PS, Bonus points for anyone who gets the homage of my title (without googling it of course)! For the rest, google it!

Tuesday, January 13, 2009

Well, things are now happening (Yes, I start every post with "Well"!). So, a less contemplative post...

I've moved on from Tokyo to Nara, which is close by to my laboratory. It's in the region called Kansai, which consists of Kyoto, Osaka, Kobe, Nara, and so on. They have a unique dialect (called a ben) so everyone, both Tokyo and Kansai people, say that I will learn to speak kansai-ben, much to their amusement. Anyway, at first I was looking to find an apartment, though I wasn't liking the options really. It's difficult for a foreigner to rent in Japan, because there are high initial costs (can be a few months rent of various deposit, "insurance", "key money" which is a gift to the landlord, etc.) and because the leases are normally two years at least. The alternative was a "weekly mansion" which don't require these things and cater to foreigners, and cost about 30% higher in rent. But through my friend in Tokyo, I had been meeting members of the "hippo family club", a language learning group that tries to learn at least 7 (or 17, or 19, it depends on who and when I ask) different languages. Anyway one of those members helped me find a home stay with her friend, who could take me temporarily. That person said I could stay about a week and also that she would help me find a home stay in Nara, which she did.
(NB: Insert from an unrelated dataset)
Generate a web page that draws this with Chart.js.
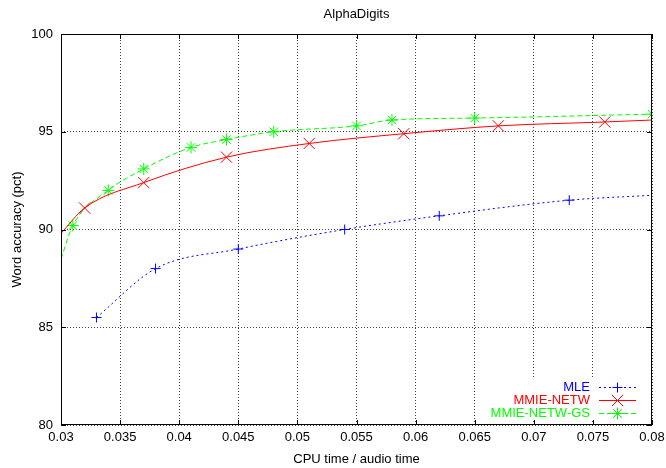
<!DOCTYPE html>
<html>
<head>
<meta charset="utf-8">
<script src="https://cdn.jsdelivr.net/npm/chart.js@4/dist/chart.umd.min.js"></script>
<style>
  html, body { margin: 0; padding: 0; background: #fff; }
  #wrap { width: 666px; height: 468px; }
</style>
</head>
<body>
<div id="wrap"><canvas id="chart" width="666" height="468"></canvas></div>
<script>
// values
const xTicks = [0.03, 0.035, 0.04, 0.045, 0.05, 0.055, 0.06, 0.065, 0.07, 0.075, 0.08];
const xTickLabels = ['0.03', '0.035', '0.04', '0.045', '0.05', '0.055', '0.06', '0.065', '0.07', '0.075', '0.08'];
const yTicks = [80, 85, 90, 95, 100];
const yTickLabels = ['80', '85', '90', '95', '100'];

const seriesNames = ['MLE', 'MMIE-NETW', 'MMIE-NETW-GS'];

const mleX = [0.033, 0.038, 0.045, 0.054, 0.062, 0.073];
const mleY = [85.5, 88.0, 89.0, 90.0, 90.7, 91.5];
const netwX = [0.032, 0.037, 0.044, 0.051, 0.059, 0.067, 0.076];
const netwY = [91.1, 92.4, 93.7, 94.4, 94.9, 95.3, 95.5];
const gsX = [0.031, 0.034, 0.037, 0.041, 0.044, 0.048, 0.055, 0.058, 0.065, 0.080];
const gsY = [90.2, 92.0, 93.1, 94.2, 94.6, 95.0, 95.3, 95.6, 95.7, 95.9];

// where the fitted curves run past the first / last marker
const mleCurveX = [0.033, 0.038, 0.045, 0.054, 0.062, 0.073, 0.08];
const mleCurveY = [85.5, 88.0, 89.0, 90.0, 90.7, 91.5, 91.75];
const netwCurveX = [0.03, 0.032, 0.037, 0.044, 0.051, 0.059, 0.067, 0.076, 0.08];
const netwCurveY = [89.8, 91.1, 92.4, 93.7, 94.4, 94.9, 95.3, 95.5, 95.6];
const gsCurveX = [0.03, 0.031, 0.034, 0.037, 0.041, 0.044, 0.048, 0.055, 0.058, 0.065, 0.080];
const gsCurveY = [88.5, 90.2, 92.0, 93.1, 94.2, 94.6, 95.0, 95.3, 95.6, 95.7, 95.9];

const pts = (xs, ys) => xs.map((x, i) => ({ x: x, y: ys[i] }));

const FONT = '"Liberation Sans", Arial, Helvetica, sans-serif';
const colors = ['#0000ff', '#ff0000', '#00ff00'];
const dashes = [[2, 3], [], [5, 3]];
const markers = [
    { style: 'cross', radius: 5 },
    { style: 'crossRot', radius: 8 },
    { style: 'star', radius: 6 }
];

Chart.defaults.color = '#000';
Chart.defaults.font.family = FONT;
Chart.defaults.font.size = 13;

function drawMarker(ctx, style, r, x, y) {
    ctx.beginPath();
    if (style === 'cross' || style === 'star') {
        ctx.moveTo(x - r, y); ctx.lineTo(x + r, y);
        ctx.moveTo(x, y - r); ctx.lineTo(x, y + r);
    }
    if (style === 'crossRot' || style === 'star') {
        const d = r * Math.SQRT1_2;
        ctx.moveTo(x - d, y - d); ctx.lineTo(x + d, y + d);
        ctx.moveTo(x - d, y + d); ctx.lineTo(x + d, y - d);
    }
    ctx.stroke();
}

const gnuplotLook = {
    id: 'gnuplotLook',
    beforeDatasetsDraw(chart) {
        // key box hides the grid behind it
        const ctx = chart.ctx, a = chart.chartArea;
        ctx.save();
        ctx.fillStyle = '#fff';
        ctx.fillRect(a.right - 164, a.bottom - 48, 160, 42);
        ctx.restore();
    },
    afterDraw(chart) {
        const ctx = chart.ctx, a = chart.chartArea;
        const xs = chart.scales.x, ys = chart.scales.y;
        ctx.save();
        // frame
        ctx.strokeStyle = '#000';
        ctx.lineWidth = 1;
        ctx.setLineDash([]);
        ctx.strokeRect(Math.round(a.left) + 0.5, Math.round(a.top) + 0.5,
            Math.round(a.right - a.left) - 1, Math.round(a.bottom - a.top) - 1);
        // inward ticks on all four sides
        ctx.beginPath();
        xTicks.forEach(v => {
            const px = Math.round(xs.getPixelForValue(v)) + 0.5;
            ctx.moveTo(px, a.bottom); ctx.lineTo(px, a.bottom - 5);
            ctx.moveTo(px, a.top); ctx.lineTo(px, a.top + 5);
        });
        yTicks.forEach(v => {
            const py = Math.round(ys.getPixelForValue(v)) + 0.5;
            ctx.moveTo(a.left, py); ctx.lineTo(a.left + 5, py);
            ctx.moveTo(a.right, py); ctx.lineTo(a.right - 5, py);
        });
        ctx.stroke();

        // title
        ctx.font = '13px ' + FONT;
        ctx.fillStyle = '#000';
        ctx.textAlign = 'center';
        ctx.textBaseline = 'middle';
        ctx.fillText('AlphaDigits', (a.left + a.right) / 2, 14);

        // key
        const textRight = a.right - 62;
        const sx1 = a.right - 53, sx2 = a.right - 16;
        ctx.textAlign = 'right';
        seriesNames.forEach((name, i) => {
            const y = a.bottom - 38 + i * 13;
            ctx.fillStyle = colors[i];
            ctx.fillText(name, textRight, y);
            ctx.strokeStyle = colors[i];
            ctx.lineWidth = 1;
            ctx.setLineDash(dashes[i]);
            ctx.beginPath();
            ctx.moveTo(sx1, y + 0.5); ctx.lineTo(sx2, y + 0.5);
            ctx.stroke();
            ctx.setLineDash([]);
            drawMarker(ctx, markers[i].style, markers[i].radius, (sx1 + sx2) / 2, y + 0.5);
        });
        ctx.restore();
    }
};

const curves = [pts(mleCurveX, mleCurveY), pts(netwCurveX, netwCurveY), pts(gsCurveX, gsCurveY)];
const marks = [pts(mleX, mleY), pts(netwX, netwY), pts(gsX, gsY)];

const datasets = [];
seriesNames.forEach((name, i) => {
    datasets.push({
        label: name,
        data: curves[i],
        showLine: true,
        borderColor: colors[i],
        borderWidth: 1,
        borderDash: dashes[i],
        pointRadius: 0,
        cubicInterpolationMode: 'monotone',
        fill: false
    });
    datasets.push({
        label: name + ' points',
        data: marks[i],
        showLine: false,
        pointStyle: markers[i].style,
        pointRadius: markers[i].radius,
        pointBorderColor: colors[i],
        pointBackgroundColor: colors[i],
        pointBorderWidth: 1
    });
});

new Chart(document.getElementById('chart'), {
    type: 'scatter',
    data: { datasets: datasets },
    options: {
        responsive: false,
        animation: false,
        layout: { padding: { top: 34, right: 14, left: 0, bottom: 0 } },
        plugins: { legend: { display: false }, tooltip: { enabled: false }, title: { display: false } },
        scales: {
            x: {
                type: 'linear',
                min: 0.03,
                max: 0.08,
                afterFit: s => { s.height = 43; s.paddingLeft = 0; s.paddingRight = 0; },
                afterBuildTicks: s => { s.ticks = xTicks.map(v => ({ value: v })); },
                ticks: { padding: 5, maxRotation: 0, autoSkip: false, callback: (v, i) => xTickLabels[i] },
                grid: { color: 'rgba(0,0,0,0.75)', drawTicks: false, lineWidth: 1 },
                border: { display: false, dash: [1, 2] },
                title: { display: true, text: 'CPU time / audio time', padding: { top: 0, bottom: 1 } }
            },
            y: {
                type: 'linear',
                min: 80,
                max: 100,
                afterFit: s => { s.width = 61; s.paddingTop = 0; s.paddingBottom = 0; },
                afterBuildTicks: s => { s.ticks = yTicks.map(v => ({ value: v })); },
                ticks: { padding: 8, autoSkip: false, callback: (v, i) => yTickLabels[i] },
                grid: { color: 'rgba(0,0,0,0.75)', drawTicks: false, lineWidth: 1 },
                border: { display: false, dash: [1, 2] },
                title: { display: true, text: 'Word accuracy (pct)', padding: { top: 10, bottom: 0 } }
            }
        }
    },
    plugins: [gnuplotLook]
});
</script>
</body>
</html>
So I got to home stay with the first family for two days, and then moved into my new one on Sunday. They're very nice, great chance to speak and learn Japanese. It's funny because the 7-year old boy at the first place was extremely outgoing towards me, always wanted to show me things or speak english or get me to play video games with him. The boy at the new place is very shy though, but I think he is already starting to get more comfortable. So now I'm living in a real Japanese house with real Japanese people eating real Japanese food! And today is my first day at the laboratory, which has gone alright. It's very casual, hoodies and jeans kind of place. They've found me something to work on, which I think will do nicely since it will involve talking to lots of people in order to get their input. And a chance to crack open my rusted, un-used programming skills that I thought would never again see the light of day. But its January, so its new again for everything old!

Oh, and Japanese houses and apartments are freezing. Someone in Japan should discover wall insulation and they should start using it. Mottainai!